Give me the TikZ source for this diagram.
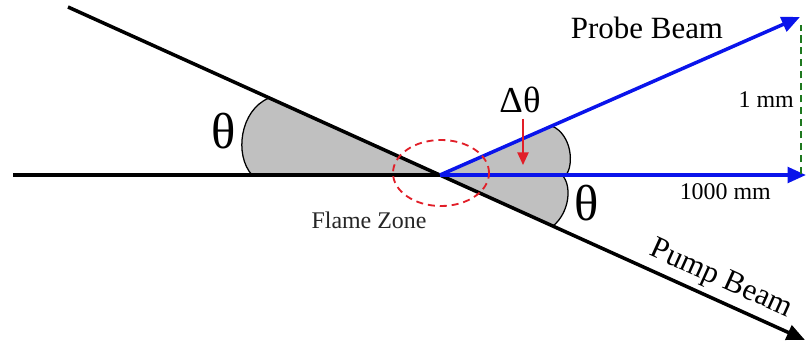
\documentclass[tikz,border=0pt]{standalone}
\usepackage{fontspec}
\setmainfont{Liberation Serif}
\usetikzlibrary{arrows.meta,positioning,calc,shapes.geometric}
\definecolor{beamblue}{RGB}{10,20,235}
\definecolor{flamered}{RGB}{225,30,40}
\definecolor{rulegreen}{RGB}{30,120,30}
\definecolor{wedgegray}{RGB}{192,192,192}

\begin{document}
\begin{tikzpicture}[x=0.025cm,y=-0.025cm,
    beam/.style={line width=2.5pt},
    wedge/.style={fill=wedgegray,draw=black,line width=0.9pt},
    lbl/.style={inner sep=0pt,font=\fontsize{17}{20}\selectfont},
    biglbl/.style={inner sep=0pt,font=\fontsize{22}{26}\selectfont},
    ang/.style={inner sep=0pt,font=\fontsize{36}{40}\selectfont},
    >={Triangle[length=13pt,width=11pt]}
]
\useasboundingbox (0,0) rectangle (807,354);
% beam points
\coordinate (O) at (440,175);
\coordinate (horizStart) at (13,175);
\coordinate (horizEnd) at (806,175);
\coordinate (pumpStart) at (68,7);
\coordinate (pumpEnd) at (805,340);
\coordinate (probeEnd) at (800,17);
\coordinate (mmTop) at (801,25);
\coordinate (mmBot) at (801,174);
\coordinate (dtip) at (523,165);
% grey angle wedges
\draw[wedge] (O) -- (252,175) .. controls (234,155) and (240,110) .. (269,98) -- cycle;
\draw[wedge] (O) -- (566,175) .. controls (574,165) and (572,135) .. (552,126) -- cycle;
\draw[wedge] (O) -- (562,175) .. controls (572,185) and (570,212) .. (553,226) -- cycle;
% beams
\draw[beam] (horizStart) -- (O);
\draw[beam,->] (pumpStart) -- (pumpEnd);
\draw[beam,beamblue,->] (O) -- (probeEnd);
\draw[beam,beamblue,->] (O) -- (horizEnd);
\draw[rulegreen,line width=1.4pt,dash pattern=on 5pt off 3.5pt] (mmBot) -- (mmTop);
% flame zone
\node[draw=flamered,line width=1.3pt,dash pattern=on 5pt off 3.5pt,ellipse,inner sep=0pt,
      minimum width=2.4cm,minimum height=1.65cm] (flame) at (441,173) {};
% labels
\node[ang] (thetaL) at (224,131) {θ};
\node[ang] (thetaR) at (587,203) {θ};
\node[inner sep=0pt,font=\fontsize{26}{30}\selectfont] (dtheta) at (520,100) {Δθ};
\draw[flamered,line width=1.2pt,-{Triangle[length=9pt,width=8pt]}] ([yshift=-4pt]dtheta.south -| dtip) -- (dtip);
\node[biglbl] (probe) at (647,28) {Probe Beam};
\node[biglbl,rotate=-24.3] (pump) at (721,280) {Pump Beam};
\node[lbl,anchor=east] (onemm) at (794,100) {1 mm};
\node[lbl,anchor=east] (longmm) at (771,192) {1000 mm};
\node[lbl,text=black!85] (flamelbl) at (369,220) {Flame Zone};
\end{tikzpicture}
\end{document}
---
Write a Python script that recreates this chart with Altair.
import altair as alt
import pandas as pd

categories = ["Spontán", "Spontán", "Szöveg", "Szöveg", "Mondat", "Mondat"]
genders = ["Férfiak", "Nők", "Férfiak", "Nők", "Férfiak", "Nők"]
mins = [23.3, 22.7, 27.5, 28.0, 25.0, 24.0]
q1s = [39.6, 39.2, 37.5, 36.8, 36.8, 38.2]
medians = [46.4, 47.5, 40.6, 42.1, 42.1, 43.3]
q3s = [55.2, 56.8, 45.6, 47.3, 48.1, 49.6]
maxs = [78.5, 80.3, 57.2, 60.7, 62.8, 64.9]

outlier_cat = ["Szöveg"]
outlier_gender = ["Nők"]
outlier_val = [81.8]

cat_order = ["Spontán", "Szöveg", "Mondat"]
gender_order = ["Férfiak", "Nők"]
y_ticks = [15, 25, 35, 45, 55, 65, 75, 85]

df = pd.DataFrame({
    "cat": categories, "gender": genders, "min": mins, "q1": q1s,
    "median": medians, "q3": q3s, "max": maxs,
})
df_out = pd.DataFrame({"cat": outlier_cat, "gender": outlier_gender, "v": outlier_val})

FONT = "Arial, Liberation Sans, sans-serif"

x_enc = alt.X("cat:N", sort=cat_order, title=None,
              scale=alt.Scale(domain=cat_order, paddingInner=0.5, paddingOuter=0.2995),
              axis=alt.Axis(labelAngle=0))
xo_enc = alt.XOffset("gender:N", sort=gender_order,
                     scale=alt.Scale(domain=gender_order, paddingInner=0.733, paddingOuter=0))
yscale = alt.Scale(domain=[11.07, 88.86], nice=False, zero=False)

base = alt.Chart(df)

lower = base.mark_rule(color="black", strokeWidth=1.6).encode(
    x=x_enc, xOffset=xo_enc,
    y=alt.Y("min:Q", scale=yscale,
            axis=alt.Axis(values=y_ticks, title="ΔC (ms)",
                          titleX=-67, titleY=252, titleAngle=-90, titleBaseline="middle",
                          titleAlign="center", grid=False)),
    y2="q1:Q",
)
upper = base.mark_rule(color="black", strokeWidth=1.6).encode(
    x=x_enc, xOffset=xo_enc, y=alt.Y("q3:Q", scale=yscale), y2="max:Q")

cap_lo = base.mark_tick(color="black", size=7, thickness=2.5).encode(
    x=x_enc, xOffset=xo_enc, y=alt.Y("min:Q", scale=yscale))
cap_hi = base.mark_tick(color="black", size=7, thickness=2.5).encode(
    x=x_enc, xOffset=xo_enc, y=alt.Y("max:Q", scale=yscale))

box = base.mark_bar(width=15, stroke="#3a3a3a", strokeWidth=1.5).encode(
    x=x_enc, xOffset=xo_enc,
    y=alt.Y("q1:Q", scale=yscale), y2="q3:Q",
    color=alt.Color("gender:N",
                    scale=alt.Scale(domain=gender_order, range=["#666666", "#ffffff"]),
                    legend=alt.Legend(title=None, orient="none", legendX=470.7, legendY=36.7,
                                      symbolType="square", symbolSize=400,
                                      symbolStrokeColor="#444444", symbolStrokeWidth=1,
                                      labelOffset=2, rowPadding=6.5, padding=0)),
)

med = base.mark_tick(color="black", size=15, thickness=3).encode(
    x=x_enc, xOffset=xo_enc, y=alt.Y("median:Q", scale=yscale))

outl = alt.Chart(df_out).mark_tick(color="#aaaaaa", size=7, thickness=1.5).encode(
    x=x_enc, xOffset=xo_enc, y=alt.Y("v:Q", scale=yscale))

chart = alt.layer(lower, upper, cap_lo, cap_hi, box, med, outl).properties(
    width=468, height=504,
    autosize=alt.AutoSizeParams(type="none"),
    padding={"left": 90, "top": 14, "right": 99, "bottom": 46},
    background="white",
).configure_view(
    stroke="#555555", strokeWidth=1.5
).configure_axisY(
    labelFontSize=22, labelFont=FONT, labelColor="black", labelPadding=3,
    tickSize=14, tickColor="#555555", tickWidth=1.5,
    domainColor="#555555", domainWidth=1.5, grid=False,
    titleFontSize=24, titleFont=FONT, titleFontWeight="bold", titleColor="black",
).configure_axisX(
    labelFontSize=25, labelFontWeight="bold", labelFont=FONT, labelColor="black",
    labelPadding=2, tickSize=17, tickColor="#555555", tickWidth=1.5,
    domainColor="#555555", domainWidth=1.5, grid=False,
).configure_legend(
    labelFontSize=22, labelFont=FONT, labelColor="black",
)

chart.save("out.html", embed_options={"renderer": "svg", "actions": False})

**STATED TASK**
Your task is to reproduce exactly the lines beginning at the line containing "Write a Python" and ending at the line containing "import pandas as pd", inclusive.

**TASK ANSWER**
Write a Python script that recreates this chart with Altair.
import altair as alt
import pandas as pd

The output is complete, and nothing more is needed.